Is cricket really the unifying factor in Pakistan? What does the ethnic composition of its sports teams tell us about the socio-politics of the country?
Just before a 1969 Test match against New Zealand in Dhaka in former East Pakistan, the Yahya Khan dictatorship asked the selectors to select a Bengali player, Roquibul Hassan, after Bengali nationalists threatened to disrupt the match. He was played as the 12th man. And when he did get selected in the squad as a playing member, in March 1971 against an International XI, a civil war was already threatening to erupt in East Pakistan. In 2019, he told the Financial Express that he put a sticker saying Joy Bangla [Long Live Bangla] on his bat as a protest against “West Pakistan’s treatment of Bengalis.”
In 1976, just before a Test match in Hyderabad, Sindh, Sindhi nationalists were quoted in the November 1976 issue of The Cricketer as follows: “It is ironic that even during the regime of a Sindhi prime minister [Z.A. Bhutto], there wasn’t a single Sindhi player in the country’s hockey or cricket sides.” Javed Miandad, the 19-year-old Pakistani batsman from Karachi who had made his Test debut the same year, responded by saying that even though he wasn’t Sindhi-speaking, being from Karachi made him a Sindhi.
In 1983, newspapers quoted General Fazle Haq, the then governor of NWFP (present-day Khyber Pakhtunkhwa), as saying that Pakhtuns do not like cricket. He claimed they were more interested in football. Ironically, the governor was a member of Gen Zia’s military regime.
Integrating the country’s non-Punjabi and non-Mohajir ethnic groups into the country’s mainstream scheme of things did not begin in earnest until 1973 onwards. But by then East Pakistan had separated after a vicious civil war to become Bangladesh. And, in 1973, an armed insurgency had erupted in Balochistan.

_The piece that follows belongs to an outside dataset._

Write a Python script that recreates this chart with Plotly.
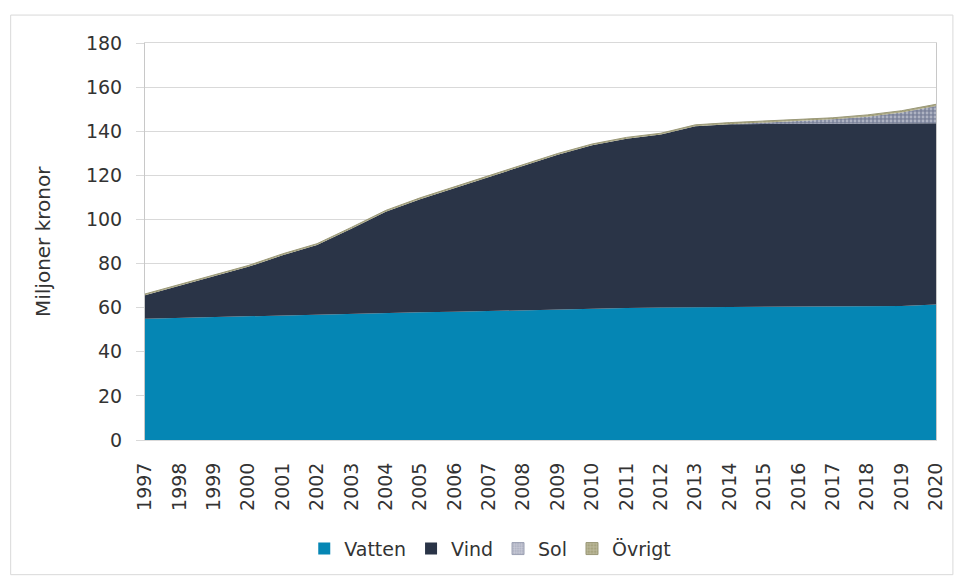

However, the process of gradually acculturating the Pakhtun in the ways of the state and the mainstream economy had already been initiated from the 1960s onwards by the Ayub Khan regime. Ayub was of Pakhtun descent. The Bhutto government (1971-77) led by the Sindhi prime minister, proceeded to do the same with the Sindhis. But this also meant the slow erosion of the status of the Mohajirs as an elite group and their resentment in this context often played out on the cricket field.

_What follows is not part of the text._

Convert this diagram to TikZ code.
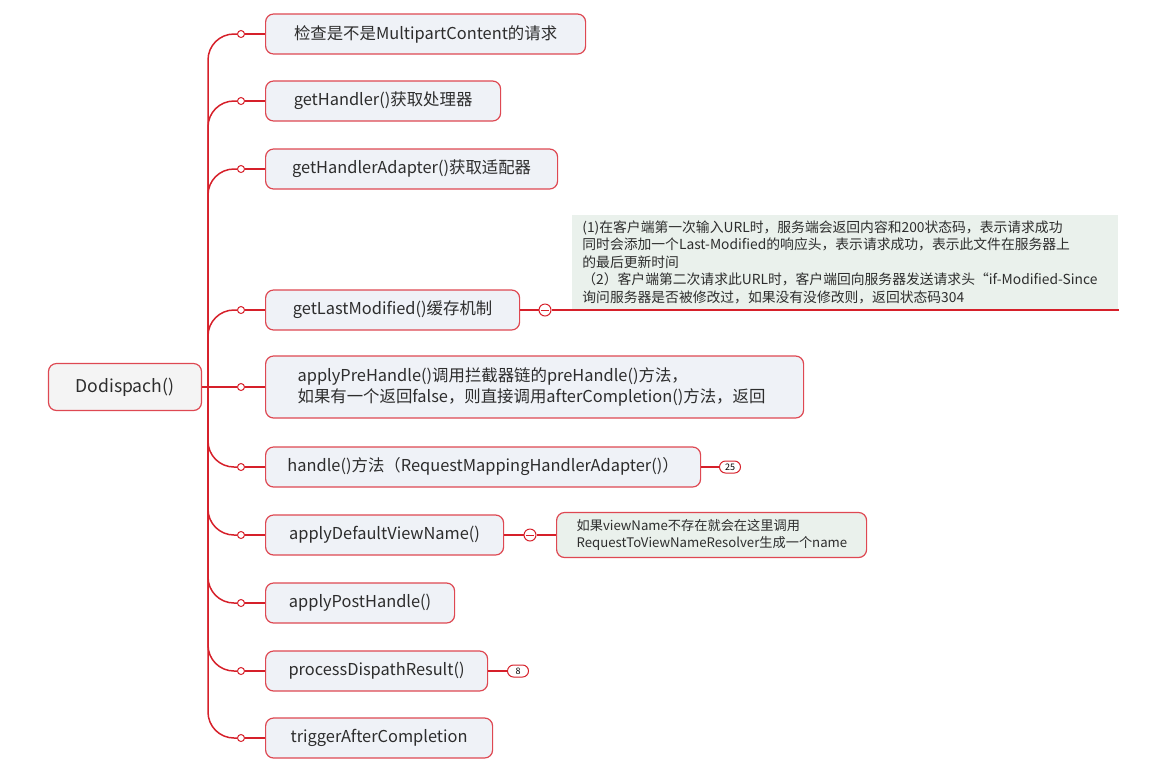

For example, in 1968, during a Test match against England, crowds at Karachi’s National Stadium booed when the team’s captain Saeed Ahmad came into bat. Ahmad was a Punjabi from Lahore who had replaced Karachi’s Hanif Mohammad as captain. The sense and perception of being ousted from elite institutions would increasingly come to impact the Mohajir psyche.
This is one reason why there is always a lot of hue and cry from various quarters in Karachi when a cricketer from Karachi loses the captaincy or is dropped from the side. This is always explained as a conspiracy to marginalise the Mohajir.
Nevertheless, whereas the project to bring the Pakhtun into mainstream matters of the state and society continued, the process to do the same with the Sindhis was rudely interrupted with the fall of the Z.A. Bhutto regime in 1977 and the manner in which the Gen Zia dictatorship mishandled, rather manhandled, the reaction of the Sindhis when Zia decided to send Bhutto to the gallows in 1979.
It was only from the late 1990s that the Pakistan cricket team began receiving Pakhtun talent. Today there are more Pakhtun players in the side than there are from Karachi. What’s more, Sindhi players have recently proven their talent, enough to be selected for teams playing in the country’s premier cricket league, the PSL, and for Pakistan.
This can be seen as being at least one aspect of the mainstreaming of the Sindhi community that began in the 1970s but which had gone off the track in the 1980s. It was put back on this path mainly by the successive provincial governments headed by the PPP in Sindh, which continues to co-opt Sindhi nationalist ideas by putting them in a federalist context.